Rows from a dataset of charts and code:
___

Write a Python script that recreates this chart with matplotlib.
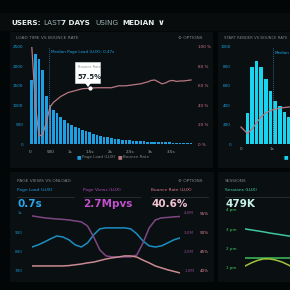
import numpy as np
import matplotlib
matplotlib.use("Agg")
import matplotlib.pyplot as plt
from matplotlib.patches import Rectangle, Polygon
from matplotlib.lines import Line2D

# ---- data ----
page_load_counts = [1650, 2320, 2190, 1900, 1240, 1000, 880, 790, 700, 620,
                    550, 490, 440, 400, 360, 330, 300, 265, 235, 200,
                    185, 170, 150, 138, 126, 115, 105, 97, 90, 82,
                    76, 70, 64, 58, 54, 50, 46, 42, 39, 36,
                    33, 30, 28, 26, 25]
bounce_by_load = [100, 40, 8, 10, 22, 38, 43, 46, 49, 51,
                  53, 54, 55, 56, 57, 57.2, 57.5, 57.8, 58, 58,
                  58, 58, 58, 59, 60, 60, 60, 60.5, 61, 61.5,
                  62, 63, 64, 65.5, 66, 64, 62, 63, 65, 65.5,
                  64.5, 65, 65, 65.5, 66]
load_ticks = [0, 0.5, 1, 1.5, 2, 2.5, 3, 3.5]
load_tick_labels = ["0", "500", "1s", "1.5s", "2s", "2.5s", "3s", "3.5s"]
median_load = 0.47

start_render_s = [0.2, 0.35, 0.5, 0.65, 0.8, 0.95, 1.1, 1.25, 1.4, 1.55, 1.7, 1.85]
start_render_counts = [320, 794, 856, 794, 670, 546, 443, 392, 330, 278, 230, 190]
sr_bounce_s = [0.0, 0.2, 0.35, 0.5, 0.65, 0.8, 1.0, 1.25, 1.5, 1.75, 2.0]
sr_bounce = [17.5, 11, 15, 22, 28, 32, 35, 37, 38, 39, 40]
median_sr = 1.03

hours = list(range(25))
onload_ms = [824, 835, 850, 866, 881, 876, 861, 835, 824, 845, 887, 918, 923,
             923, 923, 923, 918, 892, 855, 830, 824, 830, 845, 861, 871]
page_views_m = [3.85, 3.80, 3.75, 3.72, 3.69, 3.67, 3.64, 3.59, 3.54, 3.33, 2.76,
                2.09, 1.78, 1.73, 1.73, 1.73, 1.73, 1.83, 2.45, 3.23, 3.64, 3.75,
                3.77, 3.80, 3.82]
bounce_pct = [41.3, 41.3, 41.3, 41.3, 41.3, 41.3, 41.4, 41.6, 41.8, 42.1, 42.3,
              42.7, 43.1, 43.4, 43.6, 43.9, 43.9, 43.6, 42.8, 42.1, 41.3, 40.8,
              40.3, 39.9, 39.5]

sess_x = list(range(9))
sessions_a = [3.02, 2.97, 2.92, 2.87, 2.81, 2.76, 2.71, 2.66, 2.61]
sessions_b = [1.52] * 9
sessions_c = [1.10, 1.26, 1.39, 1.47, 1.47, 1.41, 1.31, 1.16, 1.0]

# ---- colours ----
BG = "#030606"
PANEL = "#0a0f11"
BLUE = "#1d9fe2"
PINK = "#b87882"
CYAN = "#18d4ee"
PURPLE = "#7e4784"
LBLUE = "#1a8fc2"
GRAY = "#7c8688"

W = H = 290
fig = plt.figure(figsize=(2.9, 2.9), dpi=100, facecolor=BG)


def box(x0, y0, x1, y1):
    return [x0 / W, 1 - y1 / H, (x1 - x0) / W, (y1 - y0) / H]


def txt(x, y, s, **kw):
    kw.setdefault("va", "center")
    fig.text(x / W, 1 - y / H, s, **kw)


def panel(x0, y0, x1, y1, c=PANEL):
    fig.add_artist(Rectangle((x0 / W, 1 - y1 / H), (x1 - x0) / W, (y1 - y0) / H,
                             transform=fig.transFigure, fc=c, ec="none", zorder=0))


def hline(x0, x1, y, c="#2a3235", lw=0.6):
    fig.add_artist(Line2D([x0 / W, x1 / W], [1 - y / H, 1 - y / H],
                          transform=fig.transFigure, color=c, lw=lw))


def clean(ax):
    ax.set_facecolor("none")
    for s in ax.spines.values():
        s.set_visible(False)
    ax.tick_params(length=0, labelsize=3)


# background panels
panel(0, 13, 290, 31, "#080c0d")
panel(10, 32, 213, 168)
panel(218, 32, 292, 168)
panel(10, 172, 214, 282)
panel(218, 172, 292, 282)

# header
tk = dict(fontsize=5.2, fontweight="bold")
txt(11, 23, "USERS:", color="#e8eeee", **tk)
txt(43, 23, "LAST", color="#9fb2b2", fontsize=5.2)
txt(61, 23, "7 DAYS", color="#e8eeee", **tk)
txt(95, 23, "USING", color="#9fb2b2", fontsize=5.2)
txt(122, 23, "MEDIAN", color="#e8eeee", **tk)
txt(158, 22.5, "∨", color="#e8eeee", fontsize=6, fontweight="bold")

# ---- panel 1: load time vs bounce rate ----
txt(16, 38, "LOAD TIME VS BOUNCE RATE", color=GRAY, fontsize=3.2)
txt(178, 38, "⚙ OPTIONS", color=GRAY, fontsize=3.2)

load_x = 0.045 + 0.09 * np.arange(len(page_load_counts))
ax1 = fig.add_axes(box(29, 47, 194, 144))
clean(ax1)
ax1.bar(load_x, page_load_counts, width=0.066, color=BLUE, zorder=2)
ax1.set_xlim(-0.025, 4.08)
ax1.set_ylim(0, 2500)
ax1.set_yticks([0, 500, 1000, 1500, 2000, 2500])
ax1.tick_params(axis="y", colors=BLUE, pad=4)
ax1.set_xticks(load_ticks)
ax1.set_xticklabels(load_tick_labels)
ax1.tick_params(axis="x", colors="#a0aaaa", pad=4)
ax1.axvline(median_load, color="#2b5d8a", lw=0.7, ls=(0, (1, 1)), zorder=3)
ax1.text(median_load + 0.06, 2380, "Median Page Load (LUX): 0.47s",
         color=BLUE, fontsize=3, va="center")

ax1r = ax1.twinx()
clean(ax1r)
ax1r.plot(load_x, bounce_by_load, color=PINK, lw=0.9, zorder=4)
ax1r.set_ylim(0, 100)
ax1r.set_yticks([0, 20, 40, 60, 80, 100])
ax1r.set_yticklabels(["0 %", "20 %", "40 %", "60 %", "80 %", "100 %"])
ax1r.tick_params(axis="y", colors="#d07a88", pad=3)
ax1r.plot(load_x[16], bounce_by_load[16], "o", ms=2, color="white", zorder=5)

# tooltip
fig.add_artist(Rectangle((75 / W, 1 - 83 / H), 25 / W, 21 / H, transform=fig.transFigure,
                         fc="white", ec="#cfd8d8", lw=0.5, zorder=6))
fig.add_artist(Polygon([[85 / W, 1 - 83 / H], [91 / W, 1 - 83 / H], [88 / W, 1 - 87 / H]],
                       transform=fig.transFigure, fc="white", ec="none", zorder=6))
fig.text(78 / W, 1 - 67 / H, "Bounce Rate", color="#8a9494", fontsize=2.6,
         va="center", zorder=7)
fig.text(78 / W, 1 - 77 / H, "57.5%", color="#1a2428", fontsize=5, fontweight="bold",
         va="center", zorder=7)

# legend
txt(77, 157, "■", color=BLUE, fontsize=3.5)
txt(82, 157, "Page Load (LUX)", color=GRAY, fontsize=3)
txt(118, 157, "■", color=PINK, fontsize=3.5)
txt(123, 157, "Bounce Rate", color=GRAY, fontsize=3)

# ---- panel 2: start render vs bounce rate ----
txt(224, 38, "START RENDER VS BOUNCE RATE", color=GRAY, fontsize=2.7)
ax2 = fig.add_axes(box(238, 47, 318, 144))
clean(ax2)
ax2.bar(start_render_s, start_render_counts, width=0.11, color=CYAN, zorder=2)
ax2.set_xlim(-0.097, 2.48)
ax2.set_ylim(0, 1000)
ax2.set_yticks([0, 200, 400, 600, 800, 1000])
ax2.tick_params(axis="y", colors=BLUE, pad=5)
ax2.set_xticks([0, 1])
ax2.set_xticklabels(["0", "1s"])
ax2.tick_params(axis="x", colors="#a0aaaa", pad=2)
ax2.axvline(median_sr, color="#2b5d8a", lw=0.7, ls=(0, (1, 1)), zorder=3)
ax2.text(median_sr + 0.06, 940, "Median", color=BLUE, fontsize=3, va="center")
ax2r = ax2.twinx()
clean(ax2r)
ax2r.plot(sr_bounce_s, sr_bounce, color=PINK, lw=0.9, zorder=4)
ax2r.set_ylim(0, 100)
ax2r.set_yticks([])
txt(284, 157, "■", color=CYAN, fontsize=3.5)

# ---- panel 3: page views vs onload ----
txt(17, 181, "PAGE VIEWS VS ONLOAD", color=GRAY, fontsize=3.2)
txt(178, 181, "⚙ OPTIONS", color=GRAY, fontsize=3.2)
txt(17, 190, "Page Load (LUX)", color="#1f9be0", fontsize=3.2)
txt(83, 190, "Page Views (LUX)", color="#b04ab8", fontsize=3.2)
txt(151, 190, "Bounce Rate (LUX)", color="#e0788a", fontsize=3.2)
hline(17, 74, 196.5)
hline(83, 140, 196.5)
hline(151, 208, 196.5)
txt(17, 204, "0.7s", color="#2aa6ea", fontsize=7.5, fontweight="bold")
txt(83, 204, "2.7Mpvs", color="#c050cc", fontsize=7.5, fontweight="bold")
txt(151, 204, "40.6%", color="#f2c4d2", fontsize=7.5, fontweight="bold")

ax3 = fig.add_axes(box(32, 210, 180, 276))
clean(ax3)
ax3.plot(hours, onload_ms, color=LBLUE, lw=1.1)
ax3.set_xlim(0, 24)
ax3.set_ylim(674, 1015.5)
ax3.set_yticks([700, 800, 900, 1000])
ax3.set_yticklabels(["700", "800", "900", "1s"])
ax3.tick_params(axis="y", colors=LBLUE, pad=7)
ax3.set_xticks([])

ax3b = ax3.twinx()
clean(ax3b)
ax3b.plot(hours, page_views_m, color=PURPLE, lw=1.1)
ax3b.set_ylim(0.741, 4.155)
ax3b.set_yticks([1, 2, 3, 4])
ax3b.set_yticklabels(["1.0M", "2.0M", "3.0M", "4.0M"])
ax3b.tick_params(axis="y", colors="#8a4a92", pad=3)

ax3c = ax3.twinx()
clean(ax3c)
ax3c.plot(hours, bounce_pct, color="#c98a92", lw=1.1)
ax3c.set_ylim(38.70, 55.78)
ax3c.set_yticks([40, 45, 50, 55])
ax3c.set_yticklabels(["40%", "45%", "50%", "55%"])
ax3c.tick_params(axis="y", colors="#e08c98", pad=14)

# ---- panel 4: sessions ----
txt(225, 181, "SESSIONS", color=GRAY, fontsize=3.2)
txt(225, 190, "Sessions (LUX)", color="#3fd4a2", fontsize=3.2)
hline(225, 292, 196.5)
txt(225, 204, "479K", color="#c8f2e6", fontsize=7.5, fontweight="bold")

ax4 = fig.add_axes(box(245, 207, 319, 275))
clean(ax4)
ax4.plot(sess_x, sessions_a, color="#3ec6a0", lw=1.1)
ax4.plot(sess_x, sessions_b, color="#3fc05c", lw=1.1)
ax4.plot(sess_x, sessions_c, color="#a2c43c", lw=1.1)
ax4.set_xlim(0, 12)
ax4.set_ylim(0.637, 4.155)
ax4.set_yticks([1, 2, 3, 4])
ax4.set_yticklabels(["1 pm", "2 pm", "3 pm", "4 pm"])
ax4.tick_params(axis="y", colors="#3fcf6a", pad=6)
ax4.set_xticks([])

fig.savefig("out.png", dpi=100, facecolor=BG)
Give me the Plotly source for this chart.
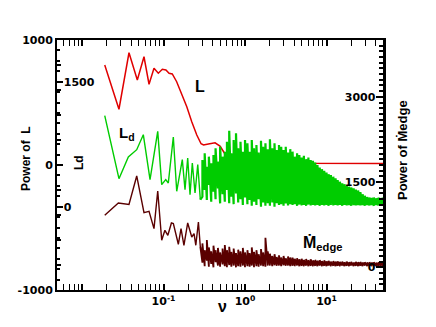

___

**EXERCISE DIRECTIONS**
Set down again, exactly, the lines of the material above from its first line to the one with "from matplotlib.lines import Line2D", inclusive. Leave the pictures out.

**EXERCISE OUTPUT**
Write a Python script that recreates this chart with matplotlib.
import numpy as np
import matplotlib
matplotlib.use("Agg")
import matplotlib.pyplot as plt
from matplotlib.patches import Rectangle, Polygon
from matplotlib.lines import Line2D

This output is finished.